THE EXERCISE — Quote the whole listing word for word. Do not include the pictures.

----------------------------------------

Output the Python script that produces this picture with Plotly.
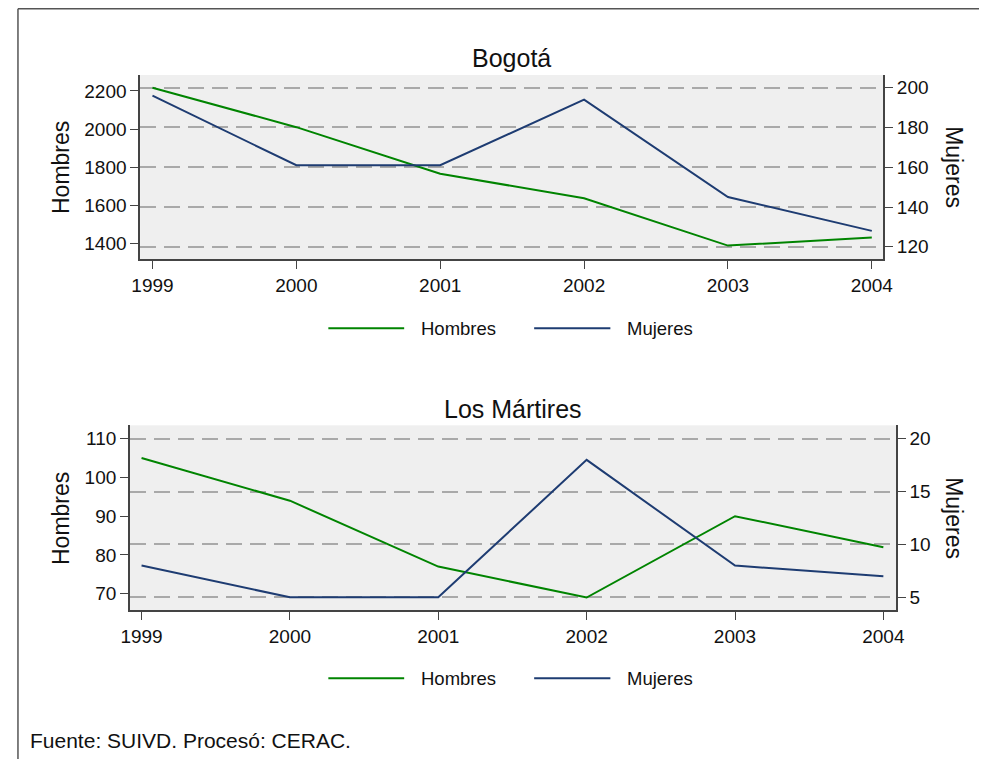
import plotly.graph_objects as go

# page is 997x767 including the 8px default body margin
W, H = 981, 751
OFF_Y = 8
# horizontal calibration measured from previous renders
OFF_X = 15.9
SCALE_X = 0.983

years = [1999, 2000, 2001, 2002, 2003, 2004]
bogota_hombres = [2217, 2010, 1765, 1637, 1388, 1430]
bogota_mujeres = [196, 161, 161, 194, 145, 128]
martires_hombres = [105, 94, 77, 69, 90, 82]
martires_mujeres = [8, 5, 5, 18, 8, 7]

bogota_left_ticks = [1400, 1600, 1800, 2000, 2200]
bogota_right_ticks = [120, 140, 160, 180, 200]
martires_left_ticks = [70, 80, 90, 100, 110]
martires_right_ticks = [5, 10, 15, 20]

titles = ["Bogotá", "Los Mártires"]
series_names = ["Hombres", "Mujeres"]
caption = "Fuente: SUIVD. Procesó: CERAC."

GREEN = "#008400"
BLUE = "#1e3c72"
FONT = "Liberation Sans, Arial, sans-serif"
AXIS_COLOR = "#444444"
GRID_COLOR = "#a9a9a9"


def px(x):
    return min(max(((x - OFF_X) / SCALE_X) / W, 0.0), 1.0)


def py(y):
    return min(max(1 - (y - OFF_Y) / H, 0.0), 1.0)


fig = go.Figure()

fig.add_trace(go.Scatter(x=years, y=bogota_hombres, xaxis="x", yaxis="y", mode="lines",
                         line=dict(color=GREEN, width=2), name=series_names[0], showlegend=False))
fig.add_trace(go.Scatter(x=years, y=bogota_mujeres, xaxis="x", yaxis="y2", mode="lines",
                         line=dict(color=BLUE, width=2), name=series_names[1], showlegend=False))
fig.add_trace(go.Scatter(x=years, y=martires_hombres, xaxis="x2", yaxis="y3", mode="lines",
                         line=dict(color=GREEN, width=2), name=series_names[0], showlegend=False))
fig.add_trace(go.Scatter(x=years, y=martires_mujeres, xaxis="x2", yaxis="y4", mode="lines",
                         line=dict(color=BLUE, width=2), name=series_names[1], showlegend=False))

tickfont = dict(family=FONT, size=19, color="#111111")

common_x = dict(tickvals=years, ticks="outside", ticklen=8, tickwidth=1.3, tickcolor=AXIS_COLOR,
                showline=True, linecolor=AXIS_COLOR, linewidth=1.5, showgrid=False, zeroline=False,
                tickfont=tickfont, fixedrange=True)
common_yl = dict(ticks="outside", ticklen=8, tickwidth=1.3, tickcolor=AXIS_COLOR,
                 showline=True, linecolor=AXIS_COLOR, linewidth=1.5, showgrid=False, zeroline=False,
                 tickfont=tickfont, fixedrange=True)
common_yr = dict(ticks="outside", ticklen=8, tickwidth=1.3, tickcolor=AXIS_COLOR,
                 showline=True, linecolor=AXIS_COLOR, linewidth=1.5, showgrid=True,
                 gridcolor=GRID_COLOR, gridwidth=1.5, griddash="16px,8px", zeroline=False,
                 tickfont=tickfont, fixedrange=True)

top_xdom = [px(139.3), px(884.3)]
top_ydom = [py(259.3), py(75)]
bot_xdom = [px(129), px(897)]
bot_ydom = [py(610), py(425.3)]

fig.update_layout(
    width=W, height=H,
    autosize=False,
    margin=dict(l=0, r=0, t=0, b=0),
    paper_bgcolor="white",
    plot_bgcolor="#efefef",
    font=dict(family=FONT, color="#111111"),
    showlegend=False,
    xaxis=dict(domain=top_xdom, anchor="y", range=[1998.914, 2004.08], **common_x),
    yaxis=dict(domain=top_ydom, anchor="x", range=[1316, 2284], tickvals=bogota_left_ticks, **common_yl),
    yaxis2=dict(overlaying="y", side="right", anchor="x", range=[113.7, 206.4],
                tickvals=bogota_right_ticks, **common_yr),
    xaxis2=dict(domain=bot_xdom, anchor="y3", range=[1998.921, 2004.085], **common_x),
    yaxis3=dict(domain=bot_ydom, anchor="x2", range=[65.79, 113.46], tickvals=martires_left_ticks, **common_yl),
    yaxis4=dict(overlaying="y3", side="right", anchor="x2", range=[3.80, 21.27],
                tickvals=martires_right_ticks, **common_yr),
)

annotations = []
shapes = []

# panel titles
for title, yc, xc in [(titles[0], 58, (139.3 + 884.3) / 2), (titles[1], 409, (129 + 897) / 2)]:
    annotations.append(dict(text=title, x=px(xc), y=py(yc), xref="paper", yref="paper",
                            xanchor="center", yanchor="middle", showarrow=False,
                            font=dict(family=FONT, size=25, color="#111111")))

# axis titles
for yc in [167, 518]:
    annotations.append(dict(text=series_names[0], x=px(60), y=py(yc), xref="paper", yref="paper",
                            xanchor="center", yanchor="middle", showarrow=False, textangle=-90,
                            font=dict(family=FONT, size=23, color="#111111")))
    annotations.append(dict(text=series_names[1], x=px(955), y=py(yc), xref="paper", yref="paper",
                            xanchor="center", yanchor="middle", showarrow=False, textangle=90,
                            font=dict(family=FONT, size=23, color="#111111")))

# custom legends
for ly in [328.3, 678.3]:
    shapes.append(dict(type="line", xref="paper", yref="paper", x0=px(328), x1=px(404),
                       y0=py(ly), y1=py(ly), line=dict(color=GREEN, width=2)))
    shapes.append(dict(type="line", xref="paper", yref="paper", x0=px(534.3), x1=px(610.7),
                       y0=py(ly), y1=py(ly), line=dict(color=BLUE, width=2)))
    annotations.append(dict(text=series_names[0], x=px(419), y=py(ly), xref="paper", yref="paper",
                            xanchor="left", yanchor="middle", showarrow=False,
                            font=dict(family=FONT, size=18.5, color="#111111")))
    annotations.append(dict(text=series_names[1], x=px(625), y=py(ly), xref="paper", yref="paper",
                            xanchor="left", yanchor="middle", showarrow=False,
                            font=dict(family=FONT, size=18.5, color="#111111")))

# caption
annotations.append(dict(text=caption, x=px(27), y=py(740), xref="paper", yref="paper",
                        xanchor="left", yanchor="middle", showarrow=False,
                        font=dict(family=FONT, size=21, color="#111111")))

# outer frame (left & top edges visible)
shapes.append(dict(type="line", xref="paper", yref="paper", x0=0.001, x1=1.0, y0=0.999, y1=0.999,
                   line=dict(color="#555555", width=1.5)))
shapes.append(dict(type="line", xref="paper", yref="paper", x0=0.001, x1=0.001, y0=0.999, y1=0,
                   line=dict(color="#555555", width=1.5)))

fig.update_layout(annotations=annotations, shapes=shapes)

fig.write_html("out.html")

----------------------------------------

EXERCISE SOLUTION —
Output the Python script that produces this picture with Plotly.
import plotly.graph_objects as go

# page is 997x767 including the 8px default body margin
W, H = 981, 751
OFF_Y = 8
# horizontal calibration measured from previous renders
OFF_X = 15.9
SCALE_X = 0.983

years = [1999, 2000, 2001, 2002, 2003, 2004]
bogota_hombres = [2217, 2010, 1765, 1637, 1388, 1430]
bogota_mujeres = [196, 161, 161, 194, 145, 128]
martires_hombres = [105, 94, 77, 69, 90, 82]
martires_mujeres = [8, 5, 5, 18, 8, 7]

bogota_left_ticks = [1400, 1600, 1800, 2000, 2200]
bogota_right_ticks = [120, 140, 160, 180, 200]
martires_left_ticks = [70, 80, 90, 100, 110]
martires_right_ticks = [5, 10, 15, 20]

titles = ["Bogotá", "Los Mártires"]
series_names = ["Hombres", "Mujeres"]
caption = "Fuente: SUIVD. Procesó: CERAC."

GREEN = "#008400"
BLUE = "#1e3c72"
FONT = "Liberation Sans, Arial, sans-serif"
AXIS_COLOR = "#444444"
GRID_COLOR = "#a9a9a9"


def px(x):
    return min(max(((x - OFF_X) / SCALE_X) / W, 0.0), 1.0)


def py(y):
    return min(max(1 - (y - OFF_Y) / H, 0.0), 1.0)


fig = go.Figure()

fig.add_trace(go.Scatter(x=years, y=bogota_hombres, xaxis="x", yaxis="y", mode="lines",
                         line=dict(color=GREEN, width=2), name=series_names[0], showlegend=False))
fig.add_trace(go.Scatter(x=years, y=bogota_mujeres, xaxis="x", yaxis="y2", mode="lines",
                         line=dict(color=BLUE, width=2), name=series_names[1], showlegend=False))
fig.add_trace(go.Scatter(x=years, y=martires_hombres, xaxis="x2", yaxis="y3", mode="lines",
                         line=dict(color=GREEN, width=2), name=series_names[0], showlegend=False))
fig.add_trace(go.Scatter(x=years, y=martires_mujeres, xaxis="x2", yaxis="y4", mode="lines",
                         line=dict(color=BLUE, width=2), name=series_names[1], showlegend=False))

tickfont = dict(family=FONT, size=19, color="#111111")

common_x = dict(tickvals=years, ticks="outside", ticklen=8, tickwidth=1.3, tickcolor=AXIS_COLOR,
                showline=True, linecolor=AXIS_COLOR, linewidth=1.5, showgrid=False, zeroline=False,
                tickfont=tickfont, fixedrange=True)
common_yl = dict(ticks="outside", ticklen=8, tickwidth=1.3, tickcolor=AXIS_COLOR,
                 showline=True, linecolor=AXIS_COLOR, linewidth=1.5, showgrid=False, zeroline=False,
                 tickfont=tickfont, fixedrange=True)
common_yr = dict(ticks="outside", ticklen=8, tickwidth=1.3, tickcolor=AXIS_COLOR,
                 showline=True, linecolor=AXIS_COLOR, linewidth=1.5, showgrid=True,
                 gridcolor=GRID_COLOR, gridwidth=1.5, griddash="16px,8px", zeroline=False,
                 tickfont=tickfont, fixedrange=True)

top_xdom = [px(139.3), px(884.3)]
top_ydom = [py(259.3), py(75)]
bot_xdom = [px(129), px(897)]
bot_ydom = [py(610), py(425.3)]

fig.update_layout(
    width=W, height=H,
    autosize=False,
    margin=dict(l=0, r=0, t=0, b=0),
    paper_bgcolor="white",
    plot_bgcolor="#efefef",
    font=dict(family=FONT, color="#111111"),
    showlegend=False,
    xaxis=dict(domain=top_xdom, anchor="y", range=[1998.914, 2004.08], **common_x),
    yaxis=dict(domain=top_ydom, anchor="x", range=[1316, 2284], tickvals=bogota_left_ticks, **common_yl),
    yaxis2=dict(overlaying="y", side="right", anchor="x", range=[113.7, 206.4],
                tickvals=bogota_right_ticks, **common_yr),
    xaxis2=dict(domain=bot_xdom, anchor="y3", range=[1998.921, 2004.085], **common_x),
    yaxis3=dict(domain=bot_ydom, anchor="x2", range=[65.79, 113.46], tickvals=martires_left_ticks, **common_yl),
    yaxis4=dict(overlaying="y3", side="right", anchor="x2", range=[3.80, 21.27],
                tickvals=martires_right_ticks, **common_yr),
)

annotations = []
shapes = []

# panel titles
for title, yc, xc in [(titles[0], 58, (139.3 + 884.3) / 2), (titles[1], 409, (129 + 897) / 2)]:
    annotations.append(dict(text=title, x=px(xc), y=py(yc), xref="paper", yref="paper",
                            xanchor="center", yanchor="middle", showarrow=False,
                            font=dict(family=FONT, size=25, color="#111111")))

# axis titles
for yc in [167, 518]:
    annotations.append(dict(text=series_names[0], x=px(60), y=py(yc), xref="paper", yref="paper",
                            xanchor="center", yanchor="middle", showarrow=False, textangle=-90,
                            font=dict(family=FONT, size=23, color="#111111")))
    annotations.append(dict(text=series_names[1], x=px(955), y=py(yc), xref="paper", yref="paper",
                            xanchor="center", yanchor="middle", showarrow=False, textangle=90,
                            font=dict(family=FONT, size=23, color="#111111")))

# custom legends
for ly in [328.3, 678.3]:
    shapes.append(dict(type="line", xref="paper", yref="paper", x0=px(328), x1=px(404),
                       y0=py(ly), y1=py(ly), line=dict(color=GREEN, width=2)))
    shapes.append(dict(type="line", xref="paper", yref="paper", x0=px(534.3), x1=px(610.7),
                       y0=py(ly), y1=py(ly), line=dict(color=BLUE, width=2)))
    annotations.append(dict(text=series_names[0], x=px(419), y=py(ly), xref="paper", yref="paper",
                            xanchor="left", yanchor="middle", showarrow=False,
                            font=dict(family=FONT, size=18.5, color="#111111")))
    annotations.append(dict(text=series_names[1], x=px(625), y=py(ly), xref="paper", yref="paper",
                            xanchor="left", yanchor="middle", showarrow=False,
                            font=dict(family=FONT, size=18.5, color="#111111")))

# caption
annotations.append(dict(text=caption, x=px(27), y=py(740), xref="paper", yref="paper",
                        xanchor="left", yanchor="middle", showarrow=False,
                        font=dict(family=FONT, size=21, color="#111111")))

# outer frame (left & top edges visible)
shapes.append(dict(type="line", xref="paper", yref="paper", x0=0.001, x1=1.0, y0=0.999, y1=0.999,
                   line=dict(color="#555555", width=1.5)))
shapes.append(dict(type="line", xref="paper", yref="paper", x0=0.001, x1=0.001, y0=0.999, y1=0,
                   line=dict(color="#555555", width=1.5)))

fig.update_layout(annotations=annotations, shapes=shapes)

fig.write_html("out.html")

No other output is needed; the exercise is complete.